Play is fun and important. Play allows children to try on new roles, rehearse new skills, and learn about their personal capabilities and limitations. It encourages children to learn social rules and the difference between fantasy and reality. Play is also one way children learn to communicate. While your child is playing, he or she increases play-related speech, sentence length, and vocabulary.

Play activates the “seeking system” in the brain, triggering the basic impulse to investigate, explore, and make sense of the environment. The activation of the seeking system brings children pleasure, and pleasure promotes repetition. If we like something, we repeat it, and now neuroscience is confirming repetition’s importance in teaching the brain to work and to learn. Repetition is the key, and play encourages repetition.

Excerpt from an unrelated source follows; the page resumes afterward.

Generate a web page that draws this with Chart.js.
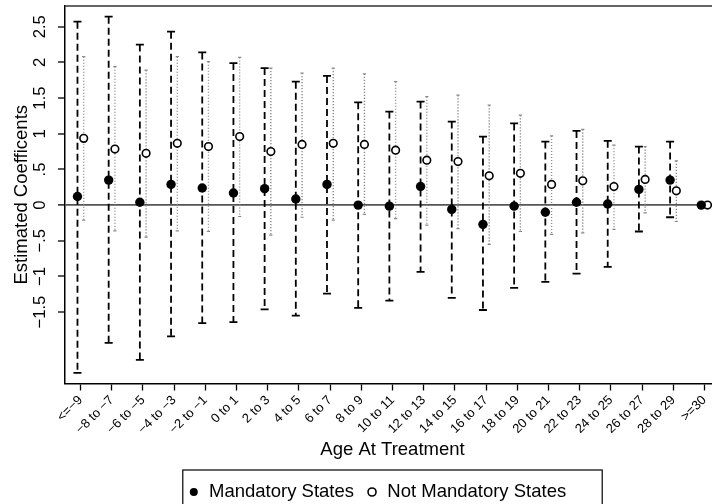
<!DOCTYPE html>
<html>
<head>
<meta charset="utf-8">
<style>
html, body { margin: 0; padding: 0; overflow: hidden; background: #fff; }
#wrap { position: relative; width: 754px; height: 512px; }
</style>
<script src="https://cdn.jsdelivr.net/npm/chart.js@4.4.1/dist/chart.umd.min.js"></script>
</head>
<body>
<div id="wrap"><canvas id="c" width="754" height="512"></canvas></div>
<script>
// ---------- data ----------
const categories = ["<=\u22129", "\u22128 to \u22127", "\u22126 to \u22125", "\u22124 to \u22123", "\u22122 to \u22121",
  "0 to 1", "2 to 3", "4 to 5", "6 to 7", "8 to 9", "10 to 11", "12 to 13", "14 to 15", "16 to 17",
  "18 to 19", "20 to 21", "22 to 23", "24 to 25", "26 to 27", "28 to 29", ">=30"];

const mandatoryCoef  = [0.12, 0.35, 0.04, 0.29, 0.24, 0.17, 0.23, 0.085, 0.29, 0.00, -0.015, 0.26, -0.06, -0.27, -0.015, -0.10, 0.04, 0.015, 0.22, 0.35, 0.00];
const mandatoryUpper = [2.57, 2.64, 2.25, 2.43, 2.14, 1.99, 1.92, 1.73, 1.81, 1.44, 1.31, 1.45, 1.17, 0.96, 1.145, 0.89, 1.04, 0.90, 0.82, 0.89, null];
const mandatoryLower = [-2.35, -1.93, -2.17, -1.84, -1.655, -1.64, -1.46, -1.55, -1.24, -1.44, -1.34, -0.935, -1.30, -1.47, -1.16, -1.075, -0.96, -0.865, -0.37, -0.17, null];

const notMandatoryCoef  = [0.935, 0.785, 0.725, 0.865, 0.82, 0.96, 0.75, 0.85, 0.865, 0.85, 0.77, 0.63, 0.61, 0.41, 0.445, 0.29, 0.34, 0.26, 0.36, 0.20, 0.00];
const notMandatoryUpper = [2.08, 1.94, 1.89, 2.08, 2.01, 2.07, 1.92, 1.85, 1.92, 1.84, 1.73, 1.52, 1.54, 1.40, 1.26, 0.97, 1.06, 0.84, 0.82, 0.62, null];
const notMandatoryLower = [-0.21, -0.36, -0.45, -0.36, -0.37, -0.16, -0.42, -0.17, -0.21, -0.13, -0.19, -0.28, -0.33, -0.55, -0.37, -0.41, -0.39, -0.34, -0.11, -0.23, null];

const yTickValues = [-1.5, -1, -0.5, 0, 0.5, 1, 1.5, 2, 2.5];
const yTickLabels = ["\u22121.5", "\u22121", "\u2212.5", "0", ".5", "1", "1.5", "2", "2.5"];

const seriesNames = ["Mandatory States", "Not Mandatory States"];
const xTitle = "Age At Treatment";
const yTitle = "Estimated Coefficents";

// ---------- helpers (build library data from the arrays) ----------
const DODGE = 0.1; // horizontal dodge of the two series within a category
function points(vals, off) {
  return vals.map((v, i) => ({ x: i + off, y: v }));
}
function ciSegments(lo, hi, off) {
  const out = [];
  lo.forEach((l, i) => {
    if (l === null || hi[i] === null) return;
    out.push({ x: i + off, y: hi[i] }, { x: i + off, y: l }, { x: i + off, y: null });
  });
  return out;
}
function ciEnds(lo, hi, off) {
  const out = [];
  lo.forEach((l, i) => {
    if (l === null || hi[i] === null) return;
    out.push({ x: i + off, y: hi[i] }, { x: i + off, y: l });
  });
  return out;
}

const FONT = '"Liberation Sans", Arial, Helvetica, sans-serif';
Chart.defaults.font.family = FONT;
Chart.defaults.color = '#000';

function zeroPads(s) { s.paddingLeft = 0; s.paddingRight = 0; s.paddingTop = 0; s.paddingBottom = 0; }

const topBorder = {
  id: 'topBorder',
  beforeDatasetsDraw(chart) {
    const { ctx, chartArea: a } = chart;
    ctx.save();
    ctx.strokeStyle = '#333';
    ctx.lineWidth = 1.5;
    ctx.beginPath();
    ctx.moveTo(a.left, a.top);
    ctx.lineTo(a.right, a.top);
    ctx.stroke();
    ctx.restore();
  }
};

const legendFrame = {
  id: 'legendFrame',
  afterDraw(chart) {
    const lg = chart.legend;
    if (!lg || !lg.legendHitBoxes || !lg.legendHitBoxes.length) return;
    const hb = lg.legendHitBoxes;
    const first = hb[0], last = hb[hb.length - 1];
    const left = first.left - 5;
    const right = last.left + last.width + 36;
    const top = first.top + first.height / 2 - 22;
    const ctx = chart.ctx;
    ctx.save();
    ctx.strokeStyle = '#000';
    ctx.lineWidth = 1.2;
    ctx.strokeRect(left, top, right - left, 60);
    ctx.restore();
  }
};

new Chart(document.getElementById('c'), {
  type: 'scatter',
  data: {
    datasets: [
      {
        label: seriesNames[0],
        data: points(mandatoryCoef, -DODGE),
        pointStyle: 'circle',
        pointRadius: 4.7,
        pointBackgroundColor: '#000',
        pointBorderColor: '#000',
        pointBorderWidth: 0
      },
      {
        label: seriesNames[1],
        data: points(notMandatoryCoef, DODGE),
        pointStyle: 'circle',
        pointRadius: 3.8,
        pointBackgroundColor: '#fff',
        pointBorderColor: '#000',
        pointBorderWidth: 1.6
      },
      {
        label: seriesNames[0] + ' CI',
        data: ciSegments(mandatoryLower, mandatoryUpper, -DODGE),
        showLine: true,
        spanGaps: false,
        borderColor: '#000',
        borderWidth: 1.8,
        borderDash: [7, 4],
        pointRadius: 0
      },
      {
        label: seriesNames[0] + ' CI caps',
        data: ciEnds(mandatoryLower, mandatoryUpper, -DODGE),
        pointStyle: 'line',
        pointRadius: 4,
        pointBorderColor: '#000',
        pointBorderWidth: 1.8
      },
      {
        label: seriesNames[1] + ' CI',
        data: ciSegments(notMandatoryLower, notMandatoryUpper, DODGE),
        showLine: true,
        spanGaps: false,
        borderColor: '#8a8a8a',
        borderWidth: 1.4,
        borderDash: [1.2, 1.8],
        pointRadius: 0
      },
      {
        label: seriesNames[1] + ' CI caps',
        data: ciEnds(notMandatoryLower, notMandatoryUpper, DODGE),
        pointStyle: 'line',
        pointRadius: 1.6,
        pointBorderColor: '#8a8a8a',
        pointBorderWidth: 1.2
      }
    ]
  },
  options: {
    responsive: false,
    animation: false,
    devicePixelRatio: 1,
    events: [],
    layout: { padding: { top: 6, left: 0, right: 0, bottom: 0.75 } },
    plugins: {
      tooltip: { enabled: false },
      legend: {
        display: true,
        position: 'bottom',
        align: 'center',
        labels: {
          usePointStyle: true,
          boxWidth: 12,
          boxHeight: 5.66,
          padding: 12,
          color: '#000',
          font: { family: FONT, size: 18.5 },
          filter: (item) => seriesNames.includes(item.text)
        }
      }
    },
    scales: {
      x: {
        type: 'linear',
        position: 'bottom',
        min: -0.5,
        max: 20.5,
        afterBuildTicks: (s) => { s.ticks = categories.map((_, i) => ({ value: i })); },
        afterFit: (s) => { s.height = 87.25; zeroPads(s); },
        ticks: {
          autoSkip: false,
          minRotation: 45,
          maxRotation: 45,
          padding: 2,
          color: '#000',
          font: { family: FONT, size: 13 },
          callback: (v, i) => categories[i]
        },
        grid: { display: true, drawOnChartArea: false, drawTicks: true, tickLength: 7, tickColor: '#000', tickWidth: 1.3 },
        border: { display: true, color: '#000', width: 1.5 },
        title: { display: true, text: xTitle, color: '#000', font: { family: FONT, size: 18.5 }, padding: { top: 0, bottom: 10.05 } }
      },
      y: {
        type: 'linear',
        position: 'left',
        min: -2.5,
        max: 2.79,
        afterBuildTicks: (s) => { s.ticks = yTickValues.map(v => ({ value: v })); },
        afterFit: (s) => { s.width = 65; zeroPads(s); },
        ticks: {
          minRotation: 90,
          maxRotation: 90,
          crossAlign: 'center',
          padding: 1.5,
          color: '#000',
          font: { family: FONT, size: 16.7 },
          callback: (v, i) => yTickLabels[i]
        },
        grid: {
          display: true,
          drawOnChartArea: true,
          color: (c) => (c.tick && c.tick.value === 0) ? '#555' : 'rgba(0,0,0,0)',
          lineWidth: (c) => (c.tick && c.tick.value === 0) ? 1.8 : 0,
          drawTicks: true,
          tickLength: 7,
          tickColor: '#000',
          tickWidth: 1.3
        },
        border: { display: true, color: '#000', width: 1.5 },
        title: { display: true, text: yTitle, color: '#000', font: { family: FONT, size: 18.5 }, padding: { top: 10.5, bottom: 0 } }
      },
      yR: {
        type: 'linear',
        position: 'right',
        display: true,
        afterFit: (s) => { s.width = 34; zeroPads(s); },
        ticks: { display: false },
        grid: { display: false, drawTicks: false },
        border: { display: false },
        title: { display: false }
      }
    }
  },
  plugins: [topBorder, legendFrame]
});
</script>
</body>
</html>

When your child repeats and practices an activity, he or she is gaining a sense of control over the environment. As you observe children, you will see the process unfold from early infancy on. Just watch an eight-month-old play with pots and pans in the kitchen. You will see him or her taking the pans and lids apart, turning them around and upside down, banging on them, and trying to put the lids on the pans and take the lids off. This eight-month-old is learning and discovering that his or her movements and actions have predictable effects on the pots and pans and that objects influence one another in predictable ways.

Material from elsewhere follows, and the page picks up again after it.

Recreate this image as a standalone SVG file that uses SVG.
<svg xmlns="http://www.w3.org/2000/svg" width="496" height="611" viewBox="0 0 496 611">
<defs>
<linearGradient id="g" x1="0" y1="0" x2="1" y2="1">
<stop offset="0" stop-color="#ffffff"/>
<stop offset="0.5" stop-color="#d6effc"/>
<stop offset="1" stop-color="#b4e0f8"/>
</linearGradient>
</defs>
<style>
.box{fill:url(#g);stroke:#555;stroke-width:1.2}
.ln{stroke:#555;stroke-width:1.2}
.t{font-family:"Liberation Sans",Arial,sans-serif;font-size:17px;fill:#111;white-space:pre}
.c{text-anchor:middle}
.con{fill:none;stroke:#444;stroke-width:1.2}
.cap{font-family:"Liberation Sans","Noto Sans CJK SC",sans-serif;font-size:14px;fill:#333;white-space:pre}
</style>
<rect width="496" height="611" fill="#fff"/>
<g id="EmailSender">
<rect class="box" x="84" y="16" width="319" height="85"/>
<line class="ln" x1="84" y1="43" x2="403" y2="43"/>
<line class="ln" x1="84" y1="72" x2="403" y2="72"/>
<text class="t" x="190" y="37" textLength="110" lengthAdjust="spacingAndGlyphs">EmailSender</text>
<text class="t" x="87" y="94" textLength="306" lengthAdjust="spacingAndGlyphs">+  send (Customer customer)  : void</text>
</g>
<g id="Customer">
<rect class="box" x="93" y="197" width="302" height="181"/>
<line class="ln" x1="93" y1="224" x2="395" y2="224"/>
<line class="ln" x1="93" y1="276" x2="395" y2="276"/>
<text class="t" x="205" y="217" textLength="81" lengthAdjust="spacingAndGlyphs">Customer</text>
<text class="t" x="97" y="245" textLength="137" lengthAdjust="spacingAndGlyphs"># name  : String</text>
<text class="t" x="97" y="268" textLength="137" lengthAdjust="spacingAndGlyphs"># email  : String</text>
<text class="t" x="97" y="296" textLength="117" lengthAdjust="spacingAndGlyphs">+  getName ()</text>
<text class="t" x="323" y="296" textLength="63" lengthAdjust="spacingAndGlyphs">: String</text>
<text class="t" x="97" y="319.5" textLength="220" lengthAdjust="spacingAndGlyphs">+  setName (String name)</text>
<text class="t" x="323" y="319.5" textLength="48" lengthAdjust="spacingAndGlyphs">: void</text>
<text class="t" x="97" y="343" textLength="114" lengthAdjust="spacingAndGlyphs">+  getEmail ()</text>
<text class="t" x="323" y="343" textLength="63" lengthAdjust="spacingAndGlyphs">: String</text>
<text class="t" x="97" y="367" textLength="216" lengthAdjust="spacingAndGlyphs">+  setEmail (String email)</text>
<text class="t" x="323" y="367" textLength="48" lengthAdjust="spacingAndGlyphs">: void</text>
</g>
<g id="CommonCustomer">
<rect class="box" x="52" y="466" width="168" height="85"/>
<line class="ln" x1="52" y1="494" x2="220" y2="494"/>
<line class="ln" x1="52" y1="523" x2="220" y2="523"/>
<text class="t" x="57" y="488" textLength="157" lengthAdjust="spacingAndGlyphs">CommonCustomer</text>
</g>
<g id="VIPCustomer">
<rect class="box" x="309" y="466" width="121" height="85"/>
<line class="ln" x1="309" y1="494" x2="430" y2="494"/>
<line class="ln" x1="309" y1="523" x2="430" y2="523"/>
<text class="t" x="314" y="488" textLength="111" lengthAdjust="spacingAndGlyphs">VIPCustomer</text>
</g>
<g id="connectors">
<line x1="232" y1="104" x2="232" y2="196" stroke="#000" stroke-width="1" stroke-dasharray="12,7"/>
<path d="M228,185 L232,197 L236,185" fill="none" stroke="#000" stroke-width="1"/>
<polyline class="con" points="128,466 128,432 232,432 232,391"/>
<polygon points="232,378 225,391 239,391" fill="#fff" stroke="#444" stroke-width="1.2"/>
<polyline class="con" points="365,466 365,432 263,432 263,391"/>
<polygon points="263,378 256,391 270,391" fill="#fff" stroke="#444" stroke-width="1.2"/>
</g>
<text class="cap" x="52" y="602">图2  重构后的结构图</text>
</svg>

Because children begin to learn the concept of cause and effect at about the age of seven to twelve months, they will spend a lot of time figuring out and experimenting with what causes this or that to happen. They are figuring out what impact they personally can have on the world as they experiment with why things happen—and the question “why” is critical to learning how to survive and thrive.

You can feel comfortable and confident that you are nurturing the healthy development of your child’s brain when you promote and allow time for play. Children are working hard when they play!

Play = pleasure = repetition = learning

More to consider: Real learning . . .

Very real learning occurs during free play. Free play nudges the brain’s energy to be used in a new and different way, and play reinforces the healthy wiring of your child’s brain.